I alter a lot of men’s long sleeve button front shirts at work. We use a variety of brands, each of which usually has its own little signature detail or cut. I can often tell what designer brand a shirt is without having to look at the tag.
I suppose, though, that as a designer at Rag & Bone or Varvatos, or Paul Smith, or the like, you can find yourself hard pressed to come up with some new, unique detail that makes your shirt special. Contrasting fabric on collars and cuffs has been done, funky buttons have been done.
Sleeve and center front plackets in a different fabric: done. Welt breast pockets. Done. Stand collars, unfinished seams, all of it, has been done. At times, I think there isn’t anything new left to do. I was pretty sure I’d seen it all when it came to cool, weird, and even sometimes bizarre design details on mens shirts.
But, John Varvatos proved me wrong. The newest feature on their long sleeve button front shirts is to leave the part of the collar stand that contains the button – you know, the portion that extends past the collar and is, essentially the center front overlap – unattached from the shirt body. Odd, because, if the shirt is buttoned, it really doesn’t look any different. And if the shirt isn’t buttoned, it kind of looks like a rip or tear.
I spent some time last week sewing collar stands to shirt fronts. I do, though, have to give the designers at Varvatos kudos for coming up with something I hadn’t seen before. It also ensures that, in the future when I see that particular detail, I will automatically know it’s a Varvatos shirt. So, good job on the branding. 🙂
To do list
While I’m on the subject, here’s a short list of design (or construction) element quirks that tend to be slightly annoying to film and television customers.
Rag & Bone and their painted white buttons.
They put the same painted white buttons on most every shirt. The buttons are kind of cool in a shabby chic-look-at-me kind of way but, the last thing you want when filming are shirt buttons that upstage the person wearing the shirt.
I’ve wasted many an afternoon, replacing those buttons with normal, non-descript ones.
Brooks Brothers and the glue they insist on using in their seams.
Taking apart a Brooks Brothers shirt is no quick and easy task – the stitches are miniscule and, as if that’s no enough, they use some sort of glue in their flat felled seams.
Ralph Lauren and the polo horse logo.
We’re rarely able to use any piece of clothing on a film or television show with an obvious logo for legal reasons. Most shows need clearance to use anything that clearly advertises a particular brand.
I can tell you that removing those cute little polo horses takes a really long time.
Any shirt that says it’s a ‘slim fit’ yet still has a back pleat.
I think I’ve written before about removing the back pleat (or pleats) in button front shirts. These are the pleats in the shirt body where it joins the yoke.
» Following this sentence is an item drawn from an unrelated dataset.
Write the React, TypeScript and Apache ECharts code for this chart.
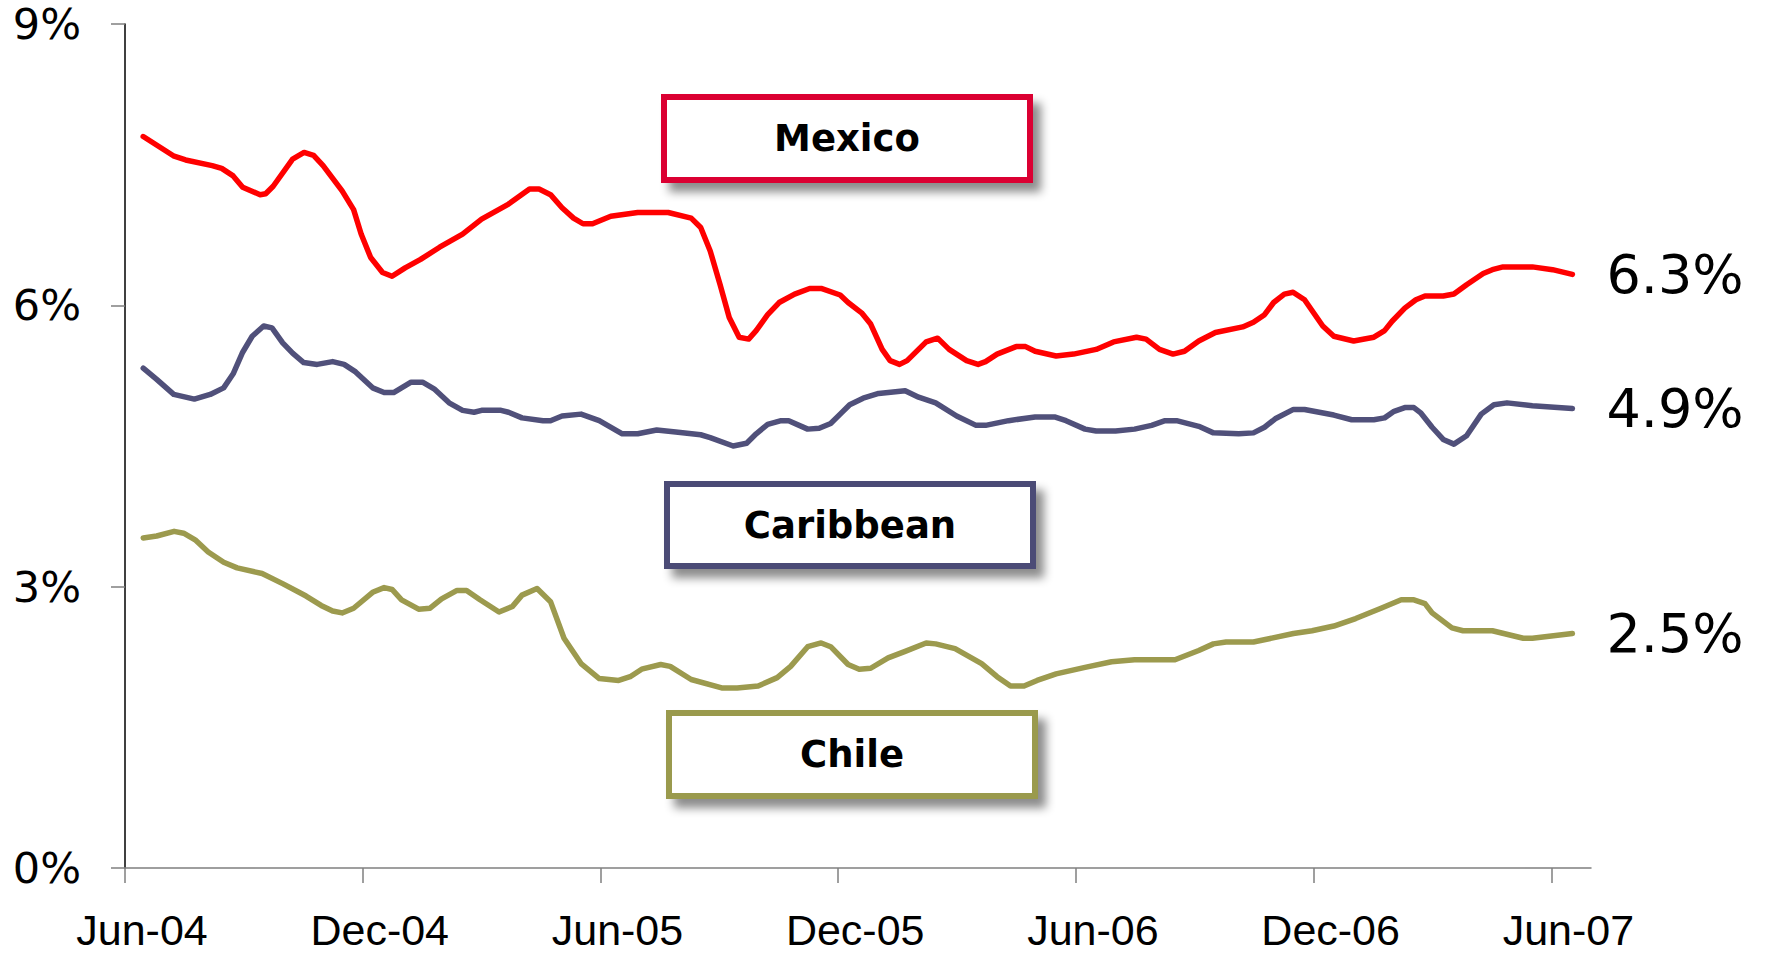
import React, { useEffect, useRef } from "react";
import * as echarts from "echarts";

// x positions are months since Jun-04
const xTickMonths = [0, 6, 12, 18, 24, 30, 36];
const xTickLabels = ["Jun-04", "Dec-04", "Jun-05", "Dec-05", "Jun-06", "Dec-06", "Jun-07"];
const yTicks = [0, 3, 6, 9];

const mexicoX = [0.46,1.24,1.53,2.2,2.44,2.73,2.97,3.41,3.55,3.74,4.23,4.52,4.76,5.0,5.48,5.77,5.96,6.2,6.5,6.74,7.07,7.46,7.94,8.52,9.0,9.68,10.21,10.45,10.74,11.03,11.32,11.56,11.8,12.26,12.94,13.71,14.29,14.53,14.77,15.02,15.25,15.5,15.74,15.93,16.22,16.51,16.9,17.28,17.57,18.05,18.25,18.59,18.82,19.11,19.31,19.55,19.74,20.22,20.51,20.8,21.24,21.53,21.72,22.01,22.49,22.73,22.97,23.5,23.94,24.51,24.95,25.53,25.77,26.11,26.45,26.74,27.1,27.52,28.21,28.48,28.76,28.99,29.26,29.48,29.77,30.23,30.51,31.01,31.52,31.79,31.98,32.3,32.58,32.81,33.27,33.54,33.86,34.28,34.51,34.78,35.52,36.03,36.53];
const mexicoY = [7.8,7.59,7.55,7.49,7.46,7.38,7.26,7.18,7.19,7.27,7.56,7.63,7.6,7.49,7.22,7.02,6.76,6.51,6.35,6.31,6.4,6.49,6.62,6.76,6.92,7.08,7.24,7.24,7.18,7.04,6.93,6.87,6.87,6.95,6.99,6.99,6.93,6.83,6.58,6.22,5.87,5.66,5.64,5.73,5.9,6.03,6.12,6.18,6.18,6.11,6.03,5.92,5.8,5.53,5.41,5.37,5.41,5.61,5.65,5.53,5.41,5.37,5.4,5.48,5.56,5.56,5.51,5.46,5.48,5.53,5.61,5.66,5.64,5.53,5.48,5.51,5.62,5.71,5.77,5.82,5.9,6.03,6.12,6.14,6.06,5.78,5.67,5.62,5.66,5.73,5.83,5.97,6.06,6.1,6.1,6.12,6.22,6.34,6.38,6.41,6.41,6.38,6.33];

const caribbeanX = [0.46,0.8,1.23,1.75,2.15,2.49,2.73,2.97,3.21,3.5,3.71,3.98,4.23,4.51,4.85,5.24,5.53,5.82,6.25,6.54,6.78,7.22,7.51,7.8,8.18,8.52,8.81,9.0,9.49,9.68,10.02,10.55,10.74,11.03,11.51,11.97,12.55,12.94,13.42,13.9,14.53,14.77,15.35,15.69,15.93,16.22,16.56,16.75,17.23,17.52,17.81,18.05,18.29,18.63,19.02,19.69,20.03,20.46,20.99,21.48,21.72,22.3,22.97,23.46,23.75,24.23,24.51,25.0,25.48,25.91,26.25,26.54,27.1,27.47,28.11,28.48,28.76,29.03,29.49,29.77,30.51,30.96,31.52,31.79,32.03,32.3,32.53,32.71,32.99,33.27,33.54,33.86,34.23,34.55,34.88,35.52,36.53];
const caribbeanY = [5.33,5.21,5.05,5.0,5.05,5.12,5.27,5.5,5.67,5.78,5.76,5.6,5.49,5.39,5.37,5.4,5.37,5.29,5.12,5.07,5.07,5.18,5.18,5.11,4.96,4.88,4.86,4.88,4.88,4.86,4.8,4.77,4.77,4.82,4.84,4.77,4.63,4.63,4.67,4.65,4.62,4.59,4.5,4.53,4.63,4.73,4.77,4.77,4.68,4.69,4.74,4.84,4.94,5.01,5.06,5.09,5.02,4.96,4.82,4.72,4.72,4.77,4.81,4.81,4.77,4.68,4.66,4.66,4.68,4.72,4.77,4.77,4.71,4.64,4.63,4.64,4.7,4.79,4.89,4.89,4.83,4.78,4.78,4.8,4.87,4.91,4.91,4.85,4.7,4.57,4.52,4.61,4.84,4.94,4.96,4.93,4.9];

const chileX = [0.46,0.8,1.24,1.48,1.77,2.1,2.49,2.83,3.46,3.99,4.57,4.95,5.24,5.48,5.77,6.25,6.54,6.74,6.98,7.41,7.7,7.99,8.38,8.62,8.96,9.44,9.78,10.02,10.4,10.74,11.08,11.51,11.97,12.46,12.75,13.04,13.52,13.76,14.29,15.06,15.45,15.98,16.46,16.8,17.23,17.57,17.81,18.25,18.53,18.82,19.26,19.69,20.22,20.46,20.95,21.62,22.01,22.35,22.69,23.02,23.5,24.23,24.9,25.48,26.5,27.1,27.47,27.79,28.48,29.49,29.96,30.51,31.06,31.7,32.21,32.53,32.81,32.99,33.49,33.77,34.51,35.29,35.52,36.53];
const chileY = [3.52,3.54,3.59,3.57,3.5,3.37,3.26,3.2,3.14,3.03,2.9,2.8,2.74,2.72,2.77,2.94,2.99,2.97,2.86,2.76,2.77,2.87,2.96,2.96,2.86,2.73,2.79,2.91,2.98,2.84,2.45,2.18,2.02,2.0,2.04,2.12,2.17,2.15,2.01,1.92,1.92,1.94,2.03,2.15,2.36,2.4,2.36,2.17,2.12,2.13,2.24,2.31,2.4,2.39,2.34,2.18,2.04,1.94,1.94,2.0,2.07,2.14,2.2,2.22,2.22,2.32,2.39,2.41,2.41,2.5,2.53,2.58,2.66,2.77,2.86,2.86,2.82,2.72,2.56,2.53,2.53,2.45,2.45,2.5];

const seriesNames = ["Mexico", "Caribbean", "Chile"];
const seriesColors = ["#FF0000", "#50507A", "#9C9A4E"];
const boxColors = ["#DB0030", "#4B4B76", "#9A9A4E"];

const zip = (xs: number[], ys: number[]) => xs.map((x, i) => [x, ys[i]]);

export default function App() {
  const ref = useRef<HTMLDivElement>(null);
  useEffect(() => {
    if (!ref.current) return;
    const chart = echarts.init(ref.current, undefined, { renderer: "svg" });
    const datas = [zip(mexicoX, mexicoY), zip(caribbeanX, caribbeanY), zip(chileX, chileY)];
    const boxes = [
      { x: 664, y: 97, w: 366, h: 83 },
      { x: 667, y: 484, w: 366, h: 82 },
      { x: 669, y: 713, w: 366, h: 83 },
    ];
    const graphics: any[] = [];
    boxes.forEach((b, i) => {
      graphics.push({
        type: "rect",
        shape: { x: b.x, y: b.y, width: b.w, height: b.h },
        style: {
          fill: "#FFFFFF",
          stroke: boxColors[i],
          lineWidth: 6,
          shadowBlur: 10,
          shadowOffsetX: 8,
          shadowOffsetY: 9,
          shadowColor: "rgba(0,0,0,0.45)",
        },
        z: 10,
      });
      graphics.push({
        type: "text",
        x: b.x + b.w / 2,
        y: b.y + b.h / 2,
        style: {
          text: seriesNames[i],
          fill: "#000",
          font: 'bold 37px "DejaVu Sans"',
          align: "center",
          verticalAlign: "middle",
          textAlign: "center",
          textVerticalAlign: "middle",
        },
        z: 11,
      });
    });
    chart.setOption({
      animation: false,
      backgroundColor: "#FFFFFF",
      grid: { left: 125, top: 24, right: 181, bottom: 88, containLabel: false },
      xAxis: {
        type: "value",
        min: 0,
        max: 37,
        interval: 6,
        splitLine: { show: false },
        axisLine: { show: true, lineStyle: { color: "#7F7F7F", width: 1.5 } },
        axisTick: {
          show: true,
          length: 15,
          inside: false,
          customValues: xTickMonths,
          lineStyle: { color: "#7F7F7F", width: 1.5 },
        },
        axisLabel: {
          customValues: xTickMonths,
          formatter: (v: number) => {
            const i = xTickMonths.indexOf(Math.round(v));
            return i >= 0 ? xTickLabels[i] : "";
          },
          fontFamily: "Liberation Sans",
          fontSize: 43,
          lineHeight: 36,
          color: "#000",
          margin: 44,
          padding: [0, 0, 0, 34],
        },
      },
      yAxis: {
        type: "value",
        min: 0,
        max: 9,
        interval: 3,
        splitLine: { show: false },
        axisLine: { show: true, lineStyle: { color: "#000", width: 1.5 } },
        axisTick: { show: true, length: 14, lineStyle: { color: "#7F7F7F", width: 1.5 } },
        axisLabel: {
          formatter: (v: number) => (yTicks.includes(v) ? v + "%" : ""),
          fontFamily: "DejaVu Sans",
          fontSize: 43,
          color: "#000",
          margin: 44,
          padding: [6, 0, 0, 0],
        },
      },
      series: datas.map((d, i) => ({
        type: "line",
        name: seriesNames[i],
        data: d,
        showSymbol: false,
        symbol: "none",
        smooth: false,
        lineStyle: { color: seriesColors[i], width: 5.5, cap: "round", join: "round" },
        endLabel: {
          show: true,
          formatter: (p: any) => p.value[1].toFixed(1) + "%",
          distance: 34,
          fontFamily: "DejaVu Sans",
          fontSize: 54,
          color: "#000",
        },
        z: 3,
      })),
      graphic: graphics,
    });
    return () => chart.dispose();
  }, []);
  return (
    <div
      ref={ref}
      style={{ position: "fixed", left: 0, top: 0, width: 1772, height: 956, background: "#fff" }}
    />
  );
}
They exist to add a good amount of ease to the shirt through the body. The only thing is, in the world of film and television they just end up looking bulky, a bit messy, and definitely not slimming. So I take them out. If I have the time, I usually take the entire back off and recut it, moving the armseye and side seams in the appropriate amount. If it’s a quick and dirty thing, I just throw some side back darts in and hope there isn’t a close up of the actor’s back.
That’s all I’ve got today though I’m sure there are more. I’ve got to get some sewing done now.
There’s a pile of Varvatos shirts on my table that need the collar stand stitched to the shirt body.